Or, si de nouvelles tendances économiques et politiques ont émergé, les règles qui régissent la coopération multilatérale n’ont pas évolué au même rythme.  En fait, nous fonctionnons dans une large mesure sur la base des règles mondiales établies dans les années 1990, qui est la dernière période de gouvernance mondiale active.

En 2001, les gouvernements ont lancé un nouveau cycle de négociations commerciales multilatérales, reconnaissant ainsi la nécessité de règles commerciales internationales plus en phase avec l’évolution rapide du commerce.  Au bout de plus de dix ans, malgré des négociations ardues, les Ministres ont reconnu en décembre dernier que le Cycle de Doha, dans sa configuration actuelle, était dans l’impasse.
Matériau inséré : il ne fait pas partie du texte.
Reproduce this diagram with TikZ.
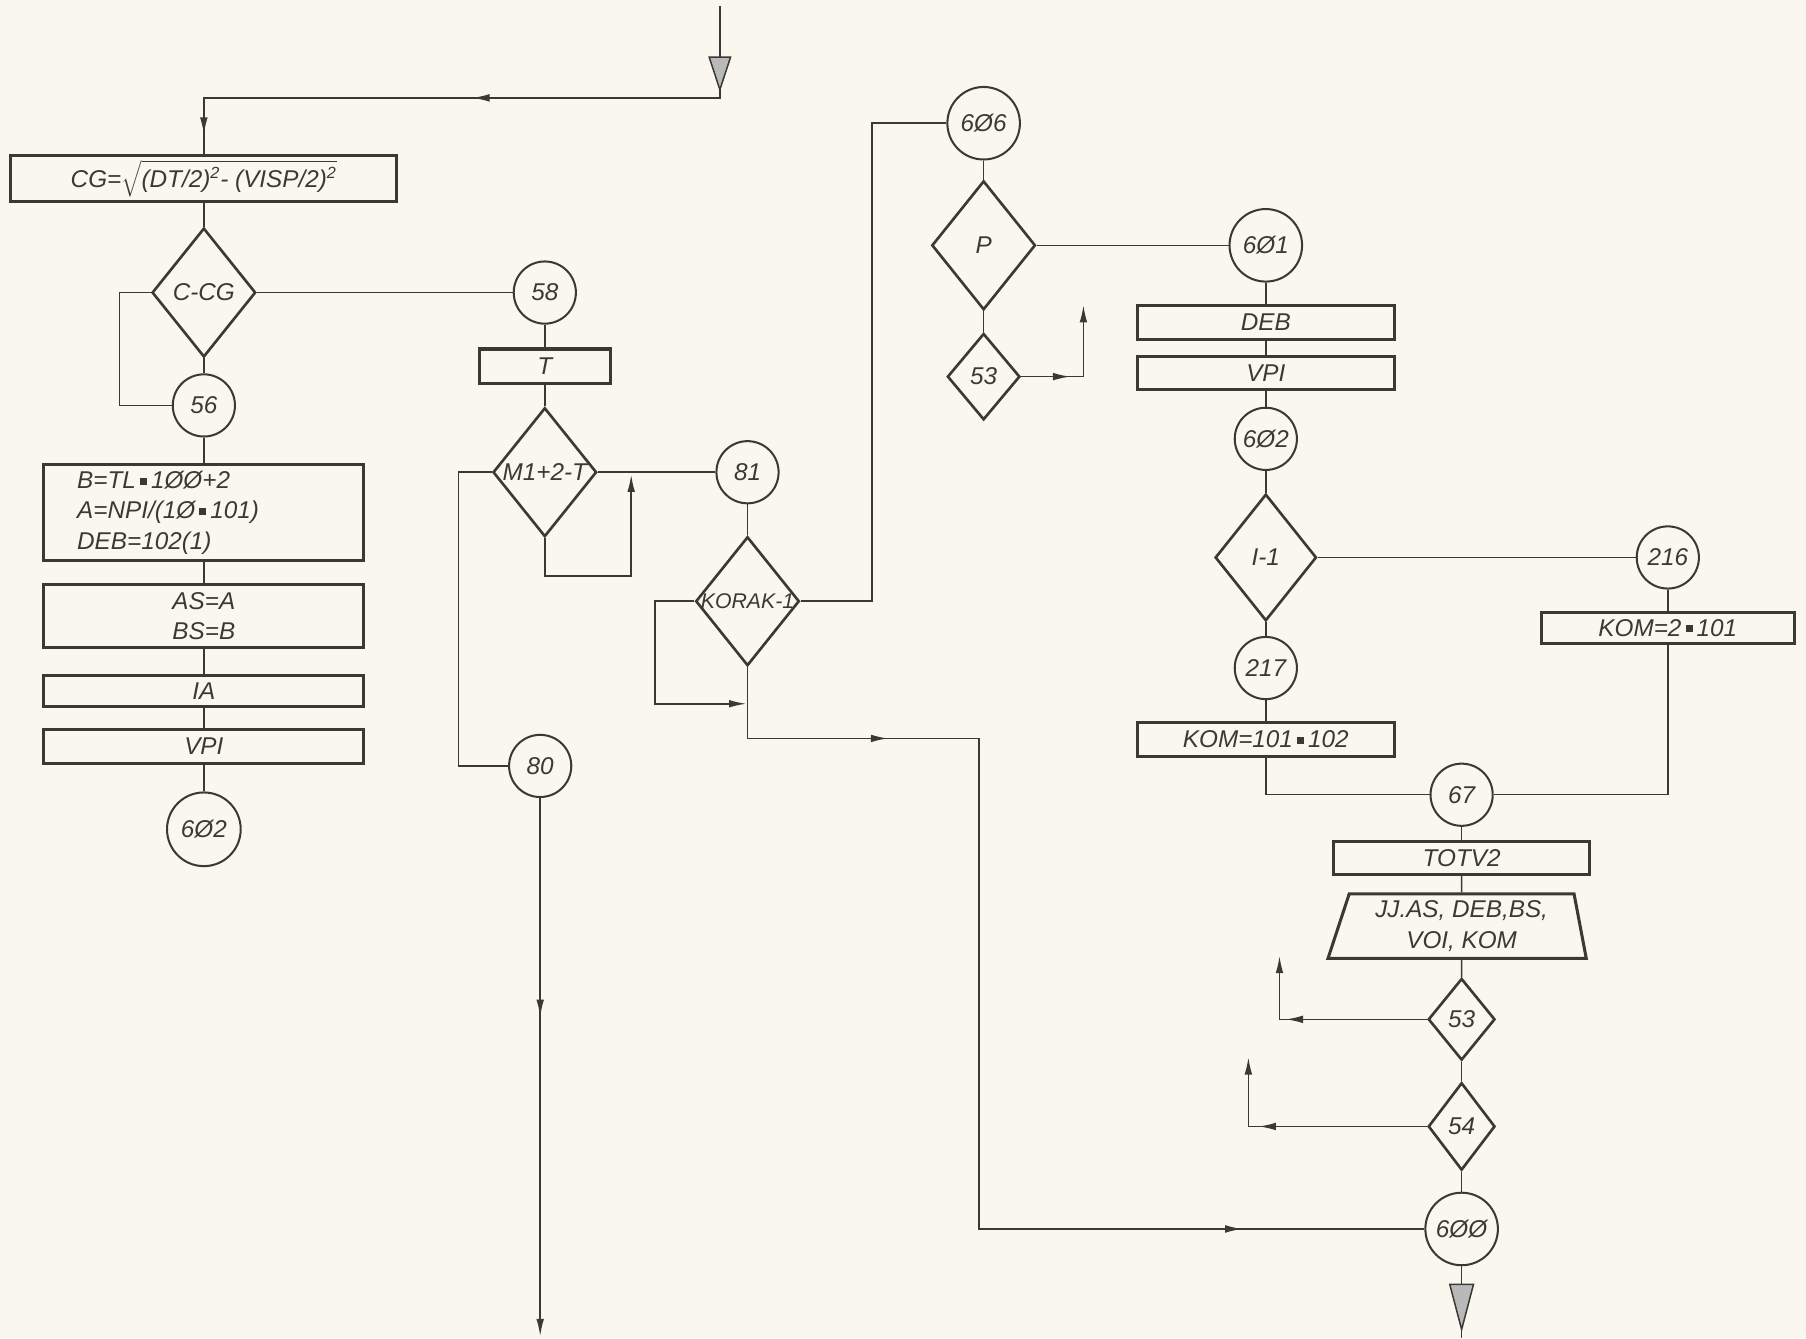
\documentclass[tikz,border=0pt]{standalone}
\usepackage{fontspec}
\setmainfont{Liberation Sans}
\usetikzlibrary{arrows.meta,shapes.geometric,decorations.markings}

\definecolor{ink}{RGB}{58,58,52}
\definecolor{paper}{RGB}{249,247,238}
\newcommand{\mul}{\,\rule[0.28ex]{0.55ex}{0.55ex}\,}
\newcommand{\dtxt}[1]{\makebox[0pt]{#1}}

\begin{document}
\begin{tikzpicture}[x=0.02cm,y=-0.02cm,color=ink,
    every node/.style={font=\fontsize{12}{15}\selectfont\itshape},
    blk/.style={draw,rectangle,line width=1.5pt,inner sep=2pt},
    con/.style={draw,circle,line width=1pt,minimum size=1.08cm,inner sep=0pt},
    bigcon/.style={con,minimum size=1.26cm},
    dec/.style={draw,diamond,line width=1.3pt,inner sep=0pt,
      minimum width=1.8cm,minimum height=2.24cm},
    smalldec/.style={dec,minimum width=1.16cm,minimum height=1.46cm},
    outbox/.style={draw,trapezium,line width=1.5pt,trapezium stretches=true,
      trapezium left angle=73,trapezium right angle=80,align=center,
      minimum width=4.52cm,minimum height=1.12cm,inner sep=1pt},
    flow/.style={line width=0.75pt},
    tip/.style={-{Latex[length=8.5pt,width=3.8pt]}},
    marr/.style={postaction={decorate,decoration={markings,
      mark=at position #1 with {\arrow{Latex[length=8.5pt,width=3.8pt]}}}}},
    bigarr/.style={postaction={decorate,decoration={markings,
      mark=at position #1 with {\arrow{Triangle[length=0.62cm,width=0.4cm,fill=gray!55]}}}}},
    hugearr/.style={postaction={decorate,decoration={markings,
      mark=at position #1 with {\arrow{Triangle[length=0.85cm,width=0.44cm,fill=gray!55]}}}}}]

  \useasboundingbox (0,0) rectangle (1568,1162);
  \fill[paper] (0,0) rectangle (1568,1162);

  % left column
  \coordinate (in) at (625,5);
  \node[blk,minimum width=6.7cm,minimum height=0.74cm] (cg) at (177,155)
    {CG=$\sqrt{\mbox{(DT/2)\textsuperscript{2}- (VISP/2)\textsuperscript{2}}}$};
  \node[dec] (ccg) at (177,254) {\dtxt{C-CG}};
  \node[con] (c56) at (177,352) {56};
  \node[blk,minimum width=5.56cm,minimum height=1.66cm,text width=4.4cm,
    inner xsep=0.56cm,align=left] (bb) at (177,445)
    {B=TL\mul 1ØØ+2\\A=NPI/(1Ø\mul 101)\\DEB=102(1)};
  \node[blk,minimum width=5.56cm,minimum height=1.1cm,align=center] (asb) at (177,535)
    {AS=A\\BS=B};
  \node[blk,minimum width=5.56cm,minimum height=0.54cm] (ia) at (177,600) {IA};
  \node[blk,minimum width=5.56cm,minimum height=0.58cm] (vpi1) at (177,648) {VPI};
  \node[con,minimum size=1.28cm] (c602a) at (177,720) {6Ø2};

  % middle
  \node[con] (c58) at (473,254) {58};
  \node[blk,minimum width=2.28cm,minimum height=0.6cm] (tb) at (473,318) {T};
  \node[dec] (m12) at (473,410) {\dtxt{M1+2-T}};
  \node[con] (c80) at (469,665) {80};
  \coordinate (out80) at (469,1160);
  \node[con] (c81) at (649,410) {81};
  \node[dec] (korak) at (649,522) {\dtxt{\fontsize{10.5}{12}\selectfont KORAK-1}};

  % P column
  \node[bigcon] (c606) at (854,107) {6Ø6};
  \node[dec] (p) at (854,213) {P};
  \node[smalldec,minimum width=1.26cm,minimum height=1.5cm] (d53a) at (854,327) {53};

  % right column
  \node[bigcon] (c601) at (1099,213) {6Ø1};
  \node[blk,minimum width=4.46cm,minimum height=0.58cm] (deb) at (1099,280) {DEB};
  \node[blk,minimum width=4.46cm,minimum height=0.58cm] (vpi2) at (1099,324) {VPI};
  \node[con] (c602b) at (1099,381) {6Ø2};
  \node[dec,minimum width=1.76cm,minimum height=2.2cm] (i1) at (1099,484) {I-1};
  \node[con] (c216) at (1448,484) {216};
  \node[blk,minimum width=4.4cm,minimum height=0.54cm] (kom2) at (1448,545) {KOM=2\mul 101};
  \node[con] (c217) at (1099,580) {217};
  \node[blk,minimum width=4.46cm,minimum height=0.58cm] (kom1) at (1099,642) {KOM=101\mul 102};
  \node[con] (c67) at (1269,690) {67};
  \node[blk,minimum width=4.44cm,minimum height=0.56cm] (totv) at (1269,745) {TOTV2};
  \node[outbox] (jj) at (1269,804) {JJ.AS, DEB,BS,\\VOI, KOM};
  \node[smalldec,minimum height=1.42cm] (d53b) at (1269,885) {53};
  \node[smalldec,minimum height=1.52cm] (d54) at (1269,978) {54};
  \node[bigcon] (c600) at (1269,1067) {6ØØ};
  \coordinate (out600) at (1269,1162);

  \path[flow]
    (cg) edge (ccg)
    (ccg) edge (c58)
    (ccg) edge (c56)
    (c56) edge (bb)
    (bb) edge (asb)
    (asb) edge (ia)
    (ia) edge (vpi1)
    (vpi1) edge (c602a)
    (c58) edge (tb)
    (tb) edge (m12)
    (m12) edge (c81)
    (c81) edge (korak)
    (c606) edge (p)
    (p) edge (c601)
    (p) edge (d53a)
    (c601) edge (deb)
    (deb) edge (vpi2)
    (vpi2) edge (c602b)
    (c602b) edge (i1)
    (i1) edge (c216)
    (i1) edge (c217)
    (c216) edge (kom2)
    (c217) edge (kom1)
    (c67) edge (totv)
    (totv) edge (jj)
    (jj) edge (d53b)
    (d53b) edge (d54)
    (d54) edge (c600);

  \draw[flow,bigarr=1.5cm,marr=5.9cm,marr=11.2cm] (in) -- ++(0,80) -| (cg.north);
  \draw[flow] (ccg.west) -- ++(-27,0) |- (c56.west);
  \draw[flow] (m12.west) -- ++(-29,0) |- (c80.west);
  \draw[flow,tip] (m12.south) -- ++(0,33) -- ++(75,0) -- ++(0,-88);
  \draw[flow,marr=3.8cm,tip] (c80.south) -- (out80);
  \draw[flow,tip] (korak.west) -- ++(-34,0) -- ++(0,89) -- ++(79,0);
  \draw[flow] (korak.east) -- ++(62,0) |- (c606.west);
  \draw[flow,marr=3.68cm,marr=-3.16cm] (korak.south) -- ++(0,62) -- ++(201,0) |- (c600.west);
  \draw[flow,marr=0.85cm,tip] (d53a.east) -- ++(54,0) -- ++(0,-62);
  \draw[flow] (kom2.south) |- (c67.east);
  \draw[flow] (kom1.south) |- (c67.west);
  \draw[flow,marr=2.45cm,tip] (d53b.west) -- ++(-128,0) -- ++(0,-55);
  \draw[flow,marr=2.92cm,tip] (d54.west) -- ++(-155,0) -- ++(0,-60);
  \draw[flow,hugearr=1.15cm] (c600.south) -- (out600);
\end{tikzpicture}
\end{document}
Il en va de même pour les changements climatiques et, plus généralement, pour la coopération sur les questions de durabilité.  Le Sommet de Rio de 1992 était un point culminant de la coopération mondiale, avec la naissance de nouvelles conventions sur les changements climatiques, la biodiversité et la désertification.  La semaine dernière, soit 20 ans plus tard, la communauté des Nations Unies réunie à Rio peinait à mettre en avant des réalisations concrètes lors de ce que certains ont appelé le Sommet Rio-20.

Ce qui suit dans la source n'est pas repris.